Report how many lines of the listing below include the word "document". Give nothing but the number.
______
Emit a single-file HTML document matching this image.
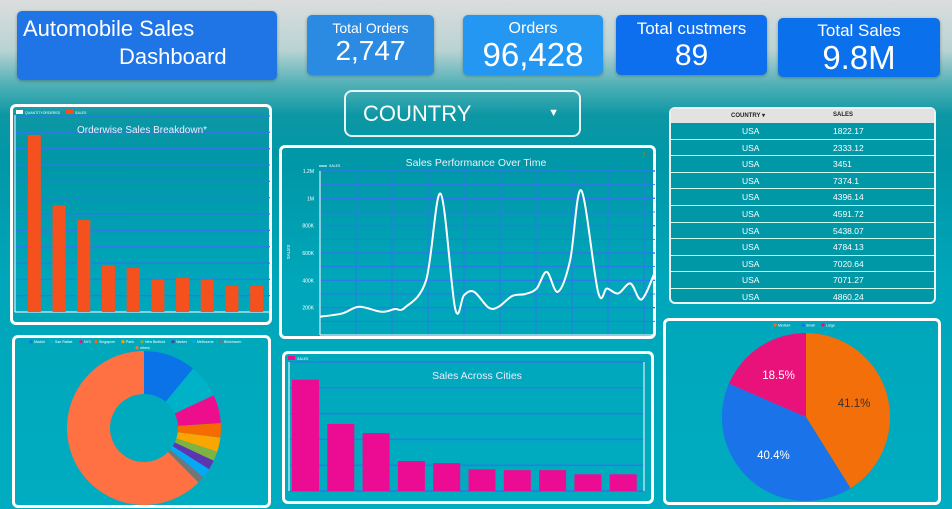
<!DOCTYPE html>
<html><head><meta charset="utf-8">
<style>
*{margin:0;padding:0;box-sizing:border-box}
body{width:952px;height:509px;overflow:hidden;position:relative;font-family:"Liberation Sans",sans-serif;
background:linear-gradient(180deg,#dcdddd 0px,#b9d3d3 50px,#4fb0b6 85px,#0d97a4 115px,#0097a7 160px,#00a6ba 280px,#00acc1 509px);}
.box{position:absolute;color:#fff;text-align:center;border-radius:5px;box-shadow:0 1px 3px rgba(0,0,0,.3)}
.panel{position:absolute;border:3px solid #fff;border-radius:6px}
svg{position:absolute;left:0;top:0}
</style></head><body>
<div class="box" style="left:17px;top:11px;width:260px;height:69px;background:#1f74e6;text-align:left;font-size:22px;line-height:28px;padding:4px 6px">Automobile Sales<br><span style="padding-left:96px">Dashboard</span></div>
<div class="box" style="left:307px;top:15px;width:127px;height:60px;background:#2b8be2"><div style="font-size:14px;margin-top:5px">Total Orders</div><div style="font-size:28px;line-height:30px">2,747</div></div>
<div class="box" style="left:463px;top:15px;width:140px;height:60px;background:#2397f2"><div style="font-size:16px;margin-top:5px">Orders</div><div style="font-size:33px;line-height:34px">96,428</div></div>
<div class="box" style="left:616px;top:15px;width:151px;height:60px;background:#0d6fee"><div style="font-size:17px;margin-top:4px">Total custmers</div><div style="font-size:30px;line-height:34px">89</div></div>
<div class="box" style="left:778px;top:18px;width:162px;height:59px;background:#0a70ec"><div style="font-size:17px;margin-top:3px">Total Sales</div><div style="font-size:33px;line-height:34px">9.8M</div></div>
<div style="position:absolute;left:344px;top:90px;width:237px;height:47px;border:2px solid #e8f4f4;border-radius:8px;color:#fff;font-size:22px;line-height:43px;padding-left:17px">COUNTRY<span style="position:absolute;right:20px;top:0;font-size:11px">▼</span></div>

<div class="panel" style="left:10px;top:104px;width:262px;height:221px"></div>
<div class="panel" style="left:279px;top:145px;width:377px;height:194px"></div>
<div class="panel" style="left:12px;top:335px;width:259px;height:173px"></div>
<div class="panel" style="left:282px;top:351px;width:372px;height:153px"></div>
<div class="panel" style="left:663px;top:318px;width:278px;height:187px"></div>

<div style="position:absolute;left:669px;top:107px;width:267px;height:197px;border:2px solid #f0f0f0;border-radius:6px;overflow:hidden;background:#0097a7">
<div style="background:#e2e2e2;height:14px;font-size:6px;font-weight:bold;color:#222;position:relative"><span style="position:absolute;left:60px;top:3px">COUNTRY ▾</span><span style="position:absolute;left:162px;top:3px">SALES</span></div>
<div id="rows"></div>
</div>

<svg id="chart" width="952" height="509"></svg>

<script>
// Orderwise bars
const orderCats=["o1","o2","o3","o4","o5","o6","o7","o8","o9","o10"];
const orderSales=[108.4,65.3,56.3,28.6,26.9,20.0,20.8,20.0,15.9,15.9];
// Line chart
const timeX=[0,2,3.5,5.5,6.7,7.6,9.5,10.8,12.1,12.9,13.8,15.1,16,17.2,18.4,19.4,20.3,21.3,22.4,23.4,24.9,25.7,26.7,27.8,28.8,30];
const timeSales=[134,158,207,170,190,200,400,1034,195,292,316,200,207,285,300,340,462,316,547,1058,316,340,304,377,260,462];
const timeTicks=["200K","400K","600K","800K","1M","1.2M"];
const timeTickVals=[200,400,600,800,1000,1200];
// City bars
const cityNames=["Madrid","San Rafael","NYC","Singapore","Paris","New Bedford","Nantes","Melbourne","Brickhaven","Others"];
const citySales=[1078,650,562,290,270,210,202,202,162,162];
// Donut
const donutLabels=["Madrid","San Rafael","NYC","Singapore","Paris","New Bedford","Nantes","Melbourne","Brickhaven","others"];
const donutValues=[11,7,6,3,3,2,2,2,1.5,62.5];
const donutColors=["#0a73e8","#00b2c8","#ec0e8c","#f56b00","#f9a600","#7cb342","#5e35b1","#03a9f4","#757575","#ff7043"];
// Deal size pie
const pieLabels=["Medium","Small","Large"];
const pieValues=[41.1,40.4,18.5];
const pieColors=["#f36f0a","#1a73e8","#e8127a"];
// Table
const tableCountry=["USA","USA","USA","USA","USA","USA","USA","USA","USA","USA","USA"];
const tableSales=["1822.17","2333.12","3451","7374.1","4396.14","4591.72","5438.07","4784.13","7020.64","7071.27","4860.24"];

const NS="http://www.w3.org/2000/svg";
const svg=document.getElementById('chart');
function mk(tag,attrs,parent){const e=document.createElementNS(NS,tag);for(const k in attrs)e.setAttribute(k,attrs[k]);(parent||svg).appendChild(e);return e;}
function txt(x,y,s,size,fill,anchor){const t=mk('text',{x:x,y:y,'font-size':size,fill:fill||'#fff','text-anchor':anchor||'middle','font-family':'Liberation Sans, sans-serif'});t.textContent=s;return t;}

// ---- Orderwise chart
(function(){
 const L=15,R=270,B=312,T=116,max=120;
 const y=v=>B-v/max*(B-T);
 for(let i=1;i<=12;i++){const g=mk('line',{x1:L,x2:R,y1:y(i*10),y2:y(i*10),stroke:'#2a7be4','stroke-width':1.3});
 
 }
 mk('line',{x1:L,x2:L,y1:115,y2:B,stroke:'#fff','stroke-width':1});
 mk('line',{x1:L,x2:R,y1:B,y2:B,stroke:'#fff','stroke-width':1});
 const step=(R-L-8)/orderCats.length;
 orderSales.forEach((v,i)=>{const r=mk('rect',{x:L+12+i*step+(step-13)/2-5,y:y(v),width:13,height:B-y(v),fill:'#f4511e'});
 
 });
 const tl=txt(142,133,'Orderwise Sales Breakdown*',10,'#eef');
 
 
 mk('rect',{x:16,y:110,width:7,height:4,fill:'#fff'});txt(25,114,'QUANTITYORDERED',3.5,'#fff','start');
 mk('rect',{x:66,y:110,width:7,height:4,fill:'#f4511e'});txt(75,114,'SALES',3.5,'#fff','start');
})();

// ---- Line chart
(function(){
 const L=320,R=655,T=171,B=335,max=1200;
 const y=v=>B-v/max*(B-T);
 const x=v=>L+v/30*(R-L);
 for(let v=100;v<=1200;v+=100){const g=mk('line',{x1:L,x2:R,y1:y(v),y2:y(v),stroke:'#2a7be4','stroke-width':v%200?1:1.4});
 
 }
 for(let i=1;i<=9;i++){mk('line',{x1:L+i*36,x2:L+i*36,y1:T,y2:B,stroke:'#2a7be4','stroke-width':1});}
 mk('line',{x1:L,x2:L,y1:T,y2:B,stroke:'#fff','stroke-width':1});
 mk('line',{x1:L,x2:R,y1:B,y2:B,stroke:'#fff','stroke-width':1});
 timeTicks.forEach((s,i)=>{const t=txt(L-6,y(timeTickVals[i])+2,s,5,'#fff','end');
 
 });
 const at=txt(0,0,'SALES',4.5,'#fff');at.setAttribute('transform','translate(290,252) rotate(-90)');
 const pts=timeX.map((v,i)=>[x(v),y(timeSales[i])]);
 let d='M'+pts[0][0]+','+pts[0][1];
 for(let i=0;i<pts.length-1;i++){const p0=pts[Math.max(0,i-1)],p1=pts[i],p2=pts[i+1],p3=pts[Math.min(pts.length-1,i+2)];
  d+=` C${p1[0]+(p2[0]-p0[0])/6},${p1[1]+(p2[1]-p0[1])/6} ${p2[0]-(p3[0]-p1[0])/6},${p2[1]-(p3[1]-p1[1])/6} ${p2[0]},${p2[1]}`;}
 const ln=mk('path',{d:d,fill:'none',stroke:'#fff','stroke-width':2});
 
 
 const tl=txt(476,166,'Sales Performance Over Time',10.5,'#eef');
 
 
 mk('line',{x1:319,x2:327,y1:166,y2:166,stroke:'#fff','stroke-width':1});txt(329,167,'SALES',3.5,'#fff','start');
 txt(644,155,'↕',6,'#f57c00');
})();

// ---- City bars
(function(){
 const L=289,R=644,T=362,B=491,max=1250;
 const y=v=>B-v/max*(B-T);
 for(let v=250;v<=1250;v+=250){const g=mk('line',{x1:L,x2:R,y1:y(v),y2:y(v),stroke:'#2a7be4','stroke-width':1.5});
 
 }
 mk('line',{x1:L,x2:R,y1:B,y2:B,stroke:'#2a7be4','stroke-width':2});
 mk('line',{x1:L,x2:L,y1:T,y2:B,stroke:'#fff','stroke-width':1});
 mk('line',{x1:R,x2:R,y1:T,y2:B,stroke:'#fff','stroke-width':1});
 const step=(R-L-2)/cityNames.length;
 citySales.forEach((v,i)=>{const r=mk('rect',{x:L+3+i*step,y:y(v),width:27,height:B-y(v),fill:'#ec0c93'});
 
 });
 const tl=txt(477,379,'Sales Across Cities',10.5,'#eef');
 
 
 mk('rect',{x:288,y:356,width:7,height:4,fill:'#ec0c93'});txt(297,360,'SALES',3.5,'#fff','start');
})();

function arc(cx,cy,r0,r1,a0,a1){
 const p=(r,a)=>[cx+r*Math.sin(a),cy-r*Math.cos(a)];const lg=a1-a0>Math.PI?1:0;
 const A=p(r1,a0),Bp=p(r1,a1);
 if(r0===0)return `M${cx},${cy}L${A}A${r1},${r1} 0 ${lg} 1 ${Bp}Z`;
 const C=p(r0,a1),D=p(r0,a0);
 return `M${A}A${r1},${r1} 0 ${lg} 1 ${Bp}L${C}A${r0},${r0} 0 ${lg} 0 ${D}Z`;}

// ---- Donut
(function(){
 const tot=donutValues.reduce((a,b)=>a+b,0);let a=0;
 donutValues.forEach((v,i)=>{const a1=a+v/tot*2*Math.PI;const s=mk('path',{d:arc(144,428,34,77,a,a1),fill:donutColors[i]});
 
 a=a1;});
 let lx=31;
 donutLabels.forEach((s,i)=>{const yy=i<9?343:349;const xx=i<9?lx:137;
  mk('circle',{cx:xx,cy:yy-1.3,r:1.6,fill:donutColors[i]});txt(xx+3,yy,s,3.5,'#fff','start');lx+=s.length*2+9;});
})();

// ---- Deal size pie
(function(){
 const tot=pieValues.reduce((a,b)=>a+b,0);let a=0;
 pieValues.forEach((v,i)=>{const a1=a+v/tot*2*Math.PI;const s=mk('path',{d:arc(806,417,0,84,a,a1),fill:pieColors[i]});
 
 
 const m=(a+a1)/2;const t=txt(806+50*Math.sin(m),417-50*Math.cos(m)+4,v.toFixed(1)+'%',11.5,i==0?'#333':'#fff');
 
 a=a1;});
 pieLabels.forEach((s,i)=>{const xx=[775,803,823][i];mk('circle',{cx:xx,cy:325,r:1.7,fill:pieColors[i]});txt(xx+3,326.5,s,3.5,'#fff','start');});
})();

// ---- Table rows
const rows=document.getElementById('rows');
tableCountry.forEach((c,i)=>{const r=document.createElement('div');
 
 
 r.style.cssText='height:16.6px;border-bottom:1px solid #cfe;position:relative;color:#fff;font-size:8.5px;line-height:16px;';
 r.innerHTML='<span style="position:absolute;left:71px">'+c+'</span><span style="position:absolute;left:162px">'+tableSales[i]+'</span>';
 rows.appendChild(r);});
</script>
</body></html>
______
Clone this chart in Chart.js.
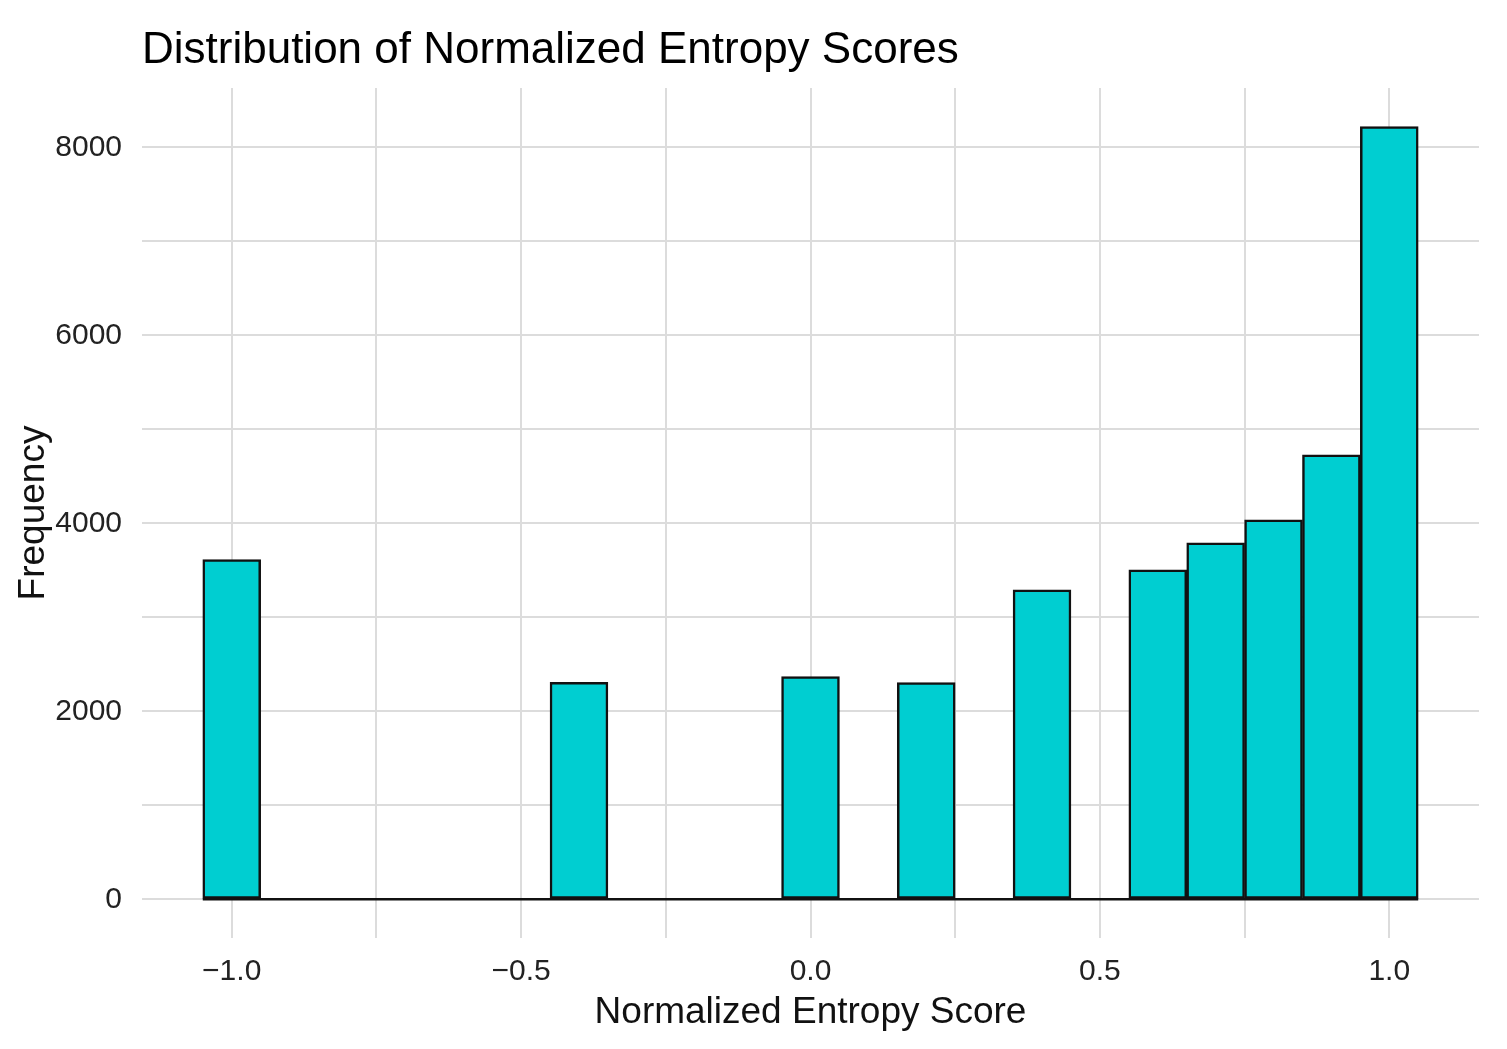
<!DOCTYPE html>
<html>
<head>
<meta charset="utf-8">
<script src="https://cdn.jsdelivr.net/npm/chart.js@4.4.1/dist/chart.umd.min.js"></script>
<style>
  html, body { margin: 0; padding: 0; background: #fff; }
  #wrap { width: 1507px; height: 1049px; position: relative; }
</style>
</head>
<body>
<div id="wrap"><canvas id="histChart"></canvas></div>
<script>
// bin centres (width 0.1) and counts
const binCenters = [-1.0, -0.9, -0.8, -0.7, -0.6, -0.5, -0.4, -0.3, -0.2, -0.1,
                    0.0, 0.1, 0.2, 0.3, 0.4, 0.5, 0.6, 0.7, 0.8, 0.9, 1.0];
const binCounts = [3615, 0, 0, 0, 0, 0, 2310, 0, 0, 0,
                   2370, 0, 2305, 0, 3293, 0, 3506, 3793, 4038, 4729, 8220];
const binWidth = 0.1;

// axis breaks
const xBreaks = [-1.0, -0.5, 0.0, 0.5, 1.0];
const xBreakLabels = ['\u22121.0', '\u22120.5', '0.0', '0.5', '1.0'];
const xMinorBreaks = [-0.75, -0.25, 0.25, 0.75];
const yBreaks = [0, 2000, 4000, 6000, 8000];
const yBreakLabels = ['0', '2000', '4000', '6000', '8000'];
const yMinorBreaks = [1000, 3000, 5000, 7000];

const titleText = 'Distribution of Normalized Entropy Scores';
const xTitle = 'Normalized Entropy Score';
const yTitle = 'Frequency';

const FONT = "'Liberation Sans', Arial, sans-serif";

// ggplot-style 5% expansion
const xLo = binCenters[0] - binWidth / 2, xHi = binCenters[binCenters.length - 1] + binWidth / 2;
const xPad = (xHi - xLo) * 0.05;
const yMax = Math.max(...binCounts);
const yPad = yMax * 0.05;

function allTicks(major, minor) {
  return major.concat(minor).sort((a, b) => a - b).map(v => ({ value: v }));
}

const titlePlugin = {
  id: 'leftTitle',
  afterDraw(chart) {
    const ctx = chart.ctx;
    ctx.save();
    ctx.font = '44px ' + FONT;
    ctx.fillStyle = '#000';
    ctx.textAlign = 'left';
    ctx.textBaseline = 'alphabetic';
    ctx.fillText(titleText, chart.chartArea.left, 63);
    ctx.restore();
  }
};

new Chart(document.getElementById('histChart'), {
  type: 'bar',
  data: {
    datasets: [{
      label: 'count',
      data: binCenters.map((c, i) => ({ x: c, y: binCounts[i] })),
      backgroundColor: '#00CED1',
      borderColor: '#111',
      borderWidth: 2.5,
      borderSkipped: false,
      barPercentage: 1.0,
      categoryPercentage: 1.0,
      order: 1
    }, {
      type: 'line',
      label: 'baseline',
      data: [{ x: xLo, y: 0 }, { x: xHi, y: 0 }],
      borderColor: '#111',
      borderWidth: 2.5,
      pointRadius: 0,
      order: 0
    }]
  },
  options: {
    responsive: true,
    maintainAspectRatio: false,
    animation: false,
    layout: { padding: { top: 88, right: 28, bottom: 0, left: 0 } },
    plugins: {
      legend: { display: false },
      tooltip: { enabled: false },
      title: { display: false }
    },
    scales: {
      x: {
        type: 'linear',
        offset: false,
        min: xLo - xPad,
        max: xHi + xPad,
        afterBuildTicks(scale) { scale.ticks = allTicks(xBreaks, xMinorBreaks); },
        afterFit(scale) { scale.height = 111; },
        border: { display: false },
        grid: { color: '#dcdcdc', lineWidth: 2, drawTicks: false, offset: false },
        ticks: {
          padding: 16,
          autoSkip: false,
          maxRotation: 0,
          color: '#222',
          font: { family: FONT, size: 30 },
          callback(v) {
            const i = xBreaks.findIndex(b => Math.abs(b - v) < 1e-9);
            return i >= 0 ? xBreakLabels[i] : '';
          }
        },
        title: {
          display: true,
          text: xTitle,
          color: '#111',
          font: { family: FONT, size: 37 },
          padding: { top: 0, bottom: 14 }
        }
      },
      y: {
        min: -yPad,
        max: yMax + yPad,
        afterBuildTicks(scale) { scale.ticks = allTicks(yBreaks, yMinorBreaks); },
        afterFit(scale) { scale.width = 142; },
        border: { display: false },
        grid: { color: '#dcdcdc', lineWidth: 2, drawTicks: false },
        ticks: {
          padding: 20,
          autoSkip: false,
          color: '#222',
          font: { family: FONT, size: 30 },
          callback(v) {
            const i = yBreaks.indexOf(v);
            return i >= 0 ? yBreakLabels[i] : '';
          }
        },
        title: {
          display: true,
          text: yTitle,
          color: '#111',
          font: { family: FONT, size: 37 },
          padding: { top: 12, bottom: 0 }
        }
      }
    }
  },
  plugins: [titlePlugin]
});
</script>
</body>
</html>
______
**Response for this exercise**:
6